To remain a poíēma. To see the poíēma in everyone. To grieve lost poíēma. To keep my heart open and my mouth quiet. To keep looking. 

Keep looking.

Thursday, July 28, 2011

slow down fast train


Writing a first draft is a lot like an act of prayer. You're stuffing your conscious self behind a wall of surrender and then waiting, hoping, for the spirit to give rise to the truth that is beyond conjuring or controlling. You're constantly battling distractions the conscious mind wants to assert: "Do this. No, don't do that. That's a dumb idea. This'll never work. Don't you need to feed the cats?"

In prayer, as in writing, you have to guard against the conscious self, catch it off-balance with a change of scenery, stretch it out with physical exercise.

Sometimes you have to cry, make it feel bad so it'll go sit in the corner for a while and let the subconscious, the Imagination, out to play. I know cause I spent 3 hours yesterday with my notebook in my lap, wordless.

Brenda Ueland said it well in her book If You Want to Write:
You have the creative impulse.  
But the ardor for it is inhibited and dried up by many things; as I said, by criticism, self-doubt, duty, nervous fear which expresses itself in merely external action like running up and downstairs and scratching items off lists and thinking you are being efficient; by anxiety about making a living, by fear of not excelling.  
Now this creative power I think is the Holy Ghost. My theology may not be very accurate but that is how I think of it. I know that William Blake called this creative power the Imagination and he said it was God. ...  
Now Blake thought that this creative power should be kept alive in all people for all of their lives. And so do I. Why? Because it is life itself. It is the Spirit. In fact it is the only important thing about us. The rest of us is legs and stomach, materialistic cravings and fears. How do we keep it alive? By using it, by letting it out, by giving some time to it.

Quoting W.B. again, she later said,
"Reason, or All we have known, is not the same it shall be when we know More." And how will we know more? Only through the Imagination which comes from God, and from which the prophets and all great people have spoken.

I can't think or reason my way toward a good story, or well-drawn characters. When I write what I think would make a good story, then put the pen down and read, there's no life in it.

When I wait, when I give my imagination time to come out and play, when after 3 hours I finally cry the self-conscious conscious self away, that's when the authentic story shows itself to me. It still takes work--no golden-egged goose here--but I'm learning that in the work is waiting, praying, writing, and playing.

Quotes from pages 10 and 170, respectively, in the 1987 Graywolf Press edition

Tuesday, April 5, 2011

Door-to-Door


The doorbell rings and I freak out because it's 10am and I'm still in my pajamas, sleep crusties in my eyes (I'm sure), and hair all askew. I know this sounds horribly antisocial of me, but I don't usually answer the doorbell when it rings. This time, though, I assume it's a friend I'm half expecting to come pick up something. But he was supposed to text me first. I run around the house, getting the envelope I'm supposed to give him, checking the mirror again to be sure I don't look like a troll, and peek the door open.

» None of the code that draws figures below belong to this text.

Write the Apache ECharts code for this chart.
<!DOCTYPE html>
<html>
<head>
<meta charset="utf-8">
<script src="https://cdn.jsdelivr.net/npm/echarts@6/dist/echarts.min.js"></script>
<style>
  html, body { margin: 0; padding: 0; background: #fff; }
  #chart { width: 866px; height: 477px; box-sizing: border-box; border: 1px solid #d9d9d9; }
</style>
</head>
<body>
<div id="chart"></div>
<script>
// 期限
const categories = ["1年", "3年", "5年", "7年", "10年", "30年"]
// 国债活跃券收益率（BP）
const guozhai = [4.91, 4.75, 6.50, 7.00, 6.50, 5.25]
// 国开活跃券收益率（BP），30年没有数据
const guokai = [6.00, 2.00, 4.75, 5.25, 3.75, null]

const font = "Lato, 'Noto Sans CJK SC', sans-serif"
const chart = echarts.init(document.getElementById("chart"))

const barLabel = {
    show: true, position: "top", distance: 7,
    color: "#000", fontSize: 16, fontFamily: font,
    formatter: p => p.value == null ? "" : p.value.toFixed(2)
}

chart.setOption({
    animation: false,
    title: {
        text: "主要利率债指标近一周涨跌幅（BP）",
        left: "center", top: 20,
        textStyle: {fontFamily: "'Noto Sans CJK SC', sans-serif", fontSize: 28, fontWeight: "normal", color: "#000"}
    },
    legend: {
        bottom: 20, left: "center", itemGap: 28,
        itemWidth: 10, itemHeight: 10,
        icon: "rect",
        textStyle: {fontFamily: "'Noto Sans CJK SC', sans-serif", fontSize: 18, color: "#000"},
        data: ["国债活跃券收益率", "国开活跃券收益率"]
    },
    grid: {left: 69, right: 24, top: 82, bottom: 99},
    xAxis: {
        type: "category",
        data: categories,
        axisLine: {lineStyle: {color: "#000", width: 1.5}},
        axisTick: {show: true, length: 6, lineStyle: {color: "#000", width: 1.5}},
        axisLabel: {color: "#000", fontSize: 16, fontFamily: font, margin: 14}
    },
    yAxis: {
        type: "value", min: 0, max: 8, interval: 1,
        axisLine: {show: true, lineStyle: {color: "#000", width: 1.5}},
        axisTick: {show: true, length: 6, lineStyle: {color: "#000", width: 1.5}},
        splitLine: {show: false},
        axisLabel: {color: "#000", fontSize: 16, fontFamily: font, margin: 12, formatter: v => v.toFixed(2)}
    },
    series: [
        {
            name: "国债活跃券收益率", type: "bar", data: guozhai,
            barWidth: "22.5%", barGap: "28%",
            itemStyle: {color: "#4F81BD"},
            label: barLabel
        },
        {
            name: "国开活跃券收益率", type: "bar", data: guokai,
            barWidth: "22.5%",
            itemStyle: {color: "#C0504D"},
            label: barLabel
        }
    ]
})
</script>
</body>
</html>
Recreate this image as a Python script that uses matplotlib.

There stands a woman, wearing a floral skirt and fuchsia blazer, pleasantly perfumed, apologetic for intruding. "Hi, I know you weren't expecting us," she begins with a light Latina accent--and she's the only person I can see. And while I stand there with the door open ten inches and blocking it with my legs so none of the cats run out, she presents me with a glossy bi-folded pamphlet describing that Jesus takes away the sins of the world and if I visit her church on the anniversary of his death, April 17, after sundown, they will answer why, for whom, and what it means for me, and she invites me to visit, finishing with "we don't take any collections, ever."

As I have listened to her voice and watched her hold the pamphlet open and point to the date and address, I know I won't remember exactly what she's saying, but I have a strange affection for her. I study her calf-length a-line skirt and her light brown hair and big brown eyes, her short unpolished fingernails, and I think she could have a couple kids nearing middle school, probably would make a good mom. I know she is doing her duty as a church member, and yet I sense that she wants to make this strange and intimate visit as painless as possible for her hostess. When she hands me the pamphlet and wishes me a good day, I smile and reply likewise, hoping she catches my sincerity.

I probably won't be showing up at her church, but she keeps returning to my thoughts. The idea occurs to me that I wish I could get to know her a little better--maybe I could have even invited her in for tea or coffee. As long as she could spend a few more minutes before knocking on the next door.